Traders returned from the July 4 holiday to find geopolitical concerns back in the spotlight Wednesday. North Korea reportedly launched seven missiles early Wednesday, among them a long-range Taepodong-2 considered capable of reaching U.S. soil.
nvestors were also sifting through surprisingly strong jobs data. The ADP national employment report showed a net gain of 368,000 jobs in June, much higher than expected, after a 122,000 rise in May. The figures are fanning speculation about a similar jump in Friday's closely watched payrolls report, says S&P Equity Research.
Another labor report showed a different picture. The Hudson employment index was little changed at 102.4 in June, after a reading of 102.3 in May.
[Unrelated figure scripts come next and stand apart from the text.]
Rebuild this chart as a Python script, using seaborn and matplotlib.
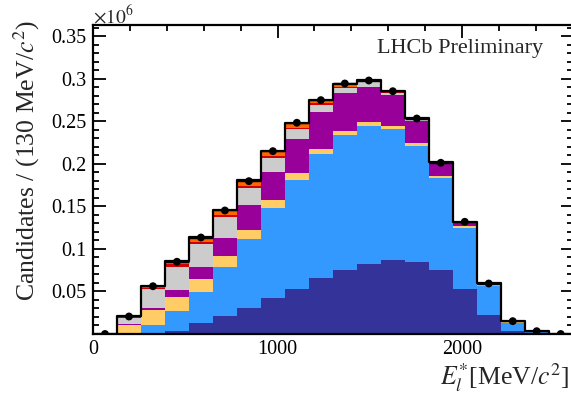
import numpy as np
import pandas as pd
import matplotlib
matplotlib.use("Agg")
import matplotlib.pyplot as plt
import seaborn as sns
from matplotlib.ticker import FixedLocator, MultipleLocator, FuncFormatter

# Binning: 20 bins of 130 MeV/c^2 from 0 to 2600
bin_edges = [int(e) for e in np.arange(0, 2601, 130)]
bin_centers = np.array(bin_edges[:-1]) + 65

# Fitted yields per bin (units of 10^6 candidates), bottom of the stack first
comp_dark_blue = [0, 0, 0, 0.0035, 0.0124, 0.0209, 0.0308, 0.0418, 0.0535, 0.0653,
                  0.0751, 0.0829, 0.0865, 0.0845, 0.0751, 0.0524, 0.0218, 0.0041, 0.0008, 0]
comp_light_blue = [0, 0.0010, 0.0104, 0.0233, 0.0368, 0.0581, 0.0815, 0.1059, 0.1282, 0.1459,
                   0.1585, 0.1615, 0.1541, 0.1361, 0.1079, 0.0721, 0.0345, 0.0094, 0.0019, 0]
comp_light_orange = [0, 0.0100, 0.0173, 0.0169, 0.0158, 0.0125, 0.0106, 0.0094, 0.0079, 0.0067,
                     0.0053, 0.0052, 0.0035, 0.0035, 0.0027, 0.0024, 0.0012, 0.0004, 0.0001, 0]
comp_purple = [0, 0.0005, 0.0032, 0.0086, 0.0141, 0.0216, 0.0286, 0.0338, 0.0398, 0.0427,
               0.0441, 0.0415, 0.0365, 0.0267, 0.0149, 0.0044, 0.0014, 0.0006, 0.0002, 0]
comp_gray = [0, 0.0070, 0.0215, 0.0271, 0.0262, 0.0242, 0.0200, 0.0156, 0.0118, 0.0088,
             0.0067, 0.0051, 0.0032, 0.0018, 0.0010, 0.0005, 0.0005, 0.0003, 0.0001, 0]
comp_red = [0, 0.0012, 0.0018, 0.0024, 0.0027, 0.0024, 0.0024, 0.0027, 0.0014, 0.0018,
            0.0012, 0.0008, 0.0009, 0.0005, 0.0003, 0.0001, 0.0002, 0.0001, 0, 0]
comp_orange = [0, 0.0015, 0.0024, 0.0039, 0.0064, 0.0067, 0.0067, 0.0061, 0.0059, 0.0041,
               0.0035, 0.0015, 0.0014, 0.0005, 0.0003, 0.0001, 0.0002, 0.0002, 0.0002, 0]
data_counts = [0, 0.0206, 0.0562, 0.0850, 0.1135, 0.1453, 0.1798, 0.2151, 0.2485, 0.2751,
               0.2947, 0.2982, 0.2856, 0.2535, 0.2014, 0.1320, 0.0594, 0.0151, 0.0033, 0]

components = {
    "dark_blue": (comp_dark_blue, "#333399"),
    "light_blue": (comp_light_blue, "#3399ff"),
    "light_orange": (comp_light_orange, "#ffcc66"),
    "purple": (comp_purple, "#990099"),
    "gray": (comp_gray, "#cccccc"),
    "red": (comp_red, "#d40000"),
    "orange": (comp_orange, "#ff6600"),
}

rows = []
for name, (vals, _) in components.items():
    for c, v in zip(bin_centers, vals):
        rows.append({"E": float(c), "component": name, "w": float(v)})
df = pd.DataFrame(rows)
palette = {name: col for name, (_, col) in components.items()}
total = np.sum([np.array(v) for v, _ in components.values()], axis=0)

sns.set_theme(style="ticks")
plt.rcParams["font.family"] = ["Liberation Serif", "DejaVu Serif"]
plt.rcParams["mathtext.fontset"] = "stix"

W, H = 571, 397
fig = plt.figure(figsize=(W / 100, H / 100), dpi=100)
x0, x1, y_top, y_bot = 93, 572.7, 25, 334
ax = fig.add_axes([x0 / W, (H - y_bot) / H, (x1 - x0) / W, (y_bot - y_top) / H])

# Stacked components
hue_order = list(components.keys())[::-1]
sns.histplot(data=df, x="E", weights="w", hue="component", hue_order=hue_order,
             palette=palette, bins=bin_edges, multiple="stack", element="bars",
             linewidth=0, alpha=1, legend=False, ax=ax)

# Total outline
tot_df = pd.DataFrame({"E": bin_centers.astype(float), "w": total})
sns.histplot(data=tot_df, x="E", weights="w", bins=bin_edges, element="step", fill=False,
             color="black", linewidth=1.6, ax=ax)

# Data points
ax.errorbar(bin_centers, data_counts, xerr=65, fmt="none", ecolor="black", elinewidth=1.0, zorder=5)
sns.scatterplot(x=bin_centers, y=data_counts, color="black", s=32, edgecolor="none", zorder=6, ax=ax)

ax.set_xlim(0, 2600)
ax.set_ylim(0, 0.3635)
ax.set_xlabel("")
ax.set_ylabel("")

ax.xaxis.set_major_locator(FixedLocator([0, 1000, 2000]))
ax.xaxis.set_minor_locator(MultipleLocator(200))
ax.yaxis.set_major_locator(FixedLocator([0.05, 0.1, 0.15, 0.2, 0.25, 0.3, 0.35]))
ax.yaxis.set_minor_locator(MultipleLocator(0.01))
ax.yaxis.set_major_formatter(FuncFormatter(lambda v, p: f"{v:g}"))
ax.xaxis.set_major_formatter(FuncFormatter(lambda v, p: f"{v:g}"))

ax.tick_params(which="both", direction="in", top=True, right=True, color="black", width=1.3,
               labelsize=14.5, labelcolor="black")
ax.tick_params(which="major", length=9)
ax.tick_params(which="minor", length=4.5)
ax.tick_params(axis="y", pad=5)
ax.tick_params(axis="x", pad=4)
for s in ax.spines.values():
    s.set_linewidth(1.6)
    s.set_color("black")

fig.text(27 / W, 1 - 20 / H, r"Candidates / (130 MeV/$c^{2}$)", rotation=90,
         ha="center", va="top", fontsize=18.5)
fig.text(569.5 / W, 12 / H, r"$E_{l}^{*}$[MeV/$c^{2}$]", ha="right", va="baseline", fontsize=18.5)
fig.text(93 / W, 1 - 23 / H, r"$\times10^{6}$", ha="left", va="baseline", fontsize=14)
fig.text(543 / W, 1 - 53.5 / H, "LHCb Preliminary", ha="right", va="baseline", fontsize=16)

fig.savefig("out.png", dpi=100)
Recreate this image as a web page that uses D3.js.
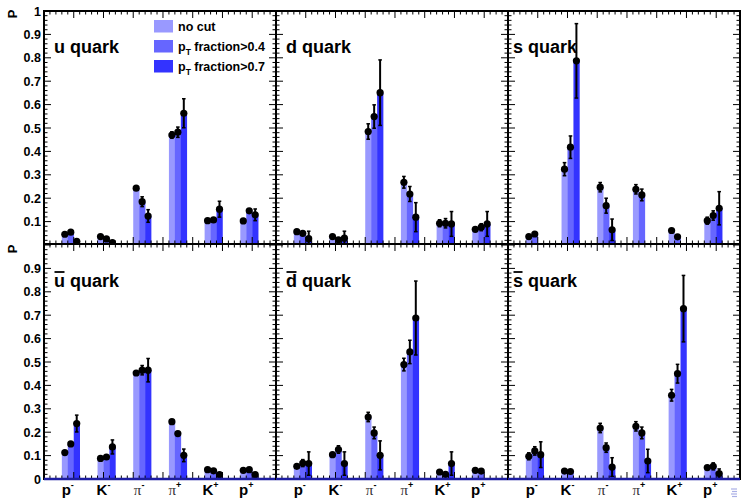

Also on the economic docket, U.S. factory orders rose 0.7% in May, slightly above expectations, following a revised 2.0% decline in April.
The economic calendar is busy again Thursday. Interest-rate decisions are due from the Bank of Japan and the European Central Bank. Data releases include weekly unemployment claims and a June reading of the Institute for Supply Management's index of non-manufacturing business activity.
On the company side Wednesday, AT&T (T ) was little changed after Bank of America upgraded the phone giant from neutral to buy, citing valuation.
Shares in MasterCard (MA ) rose modestly after Citigroup initiated coverage of the credit-card company with a buy recommendation.
Other stocks in focus include Nissan (NSANY ) after the automaker's board approved proceeding with exploratory discussions related to a potential alliance with U.S. rival General Motors (GM ).
In technology, Google (GOOG) was slightly lower even after Merrill Lynch raised its estimates for the Internet search company's second-quarter earnings and revenue.
Shares in Apple (AAPL) fell after the computer maker announced a new model of its iMac computer for the education market. The machine will sell for $899 to customers that qualify for Apple's educational discount, compared to $1,299 for the cheapest iMac without the special pricing.
On the M&A front, Univision (UVN ) was lower after media company Televisa (TV), which owns an 11.4% stake in the Spanish-language broadcaster, declined to participate in Univision's merger with a consortium of investors.
Meanwhile, Oracle (ORCL ) was lower following a report the software maker plans to buy Asian companies to win market share.
Elsewhere, Maxim Integrated Products (MXIM) was lower on reports the circuit maker has received a subpoena from the U.S. Attorney's office as part of an investigation into stock-options practices.
A figure in an earlier market scandal also returned to the news. Convicted Enron founder Ken Lay reportedly died of a heart attack Tuesday night in Aspen, Colo. His sentencing for fraud and conspiracy related to the energy company's collapse had been scheduled for Oct. 23.
In the energy markets Wednesday, August West Texas Intermediate crude oil futures closed up $1.26 to $75.19 a barrel, after touching an all-time high of $75.40. Iran postponed talks with the European Union over the Mideast nation's nuclear program, helping drive the energy complex higher.
European markets finished lower. In London, the Financial Times-Stock Exchange 100 index dropped 56.8 points, or 0.97%, to 5,826.7. Germany's DAX index skidded 103.38 points, or 1.8%, to 5,625.63. In Paris, the CAC 40 index was down 62.58 points, or 1.26%, to 4,921.3.
Asian markets finished lower amid worries about North Korea's missile launches. Japan's Nikkei 225 index fell 114.56 points, or 0.73%, to 15,523.94. In Hong Kong, the Hang Seng index lost 101.8 points, or 0.62%, to 16,326.66. Korea's Kospi index declined 6.07 points, or 0.47%, to 1,279.85.
Treasury yields pushed higher on the strong ADP job-market report. The 10-year note fell in price to 99-07/32 for a yield of 5.22%, while the 30-year bond dropped to 88-17/32 for a yield of 5.27%.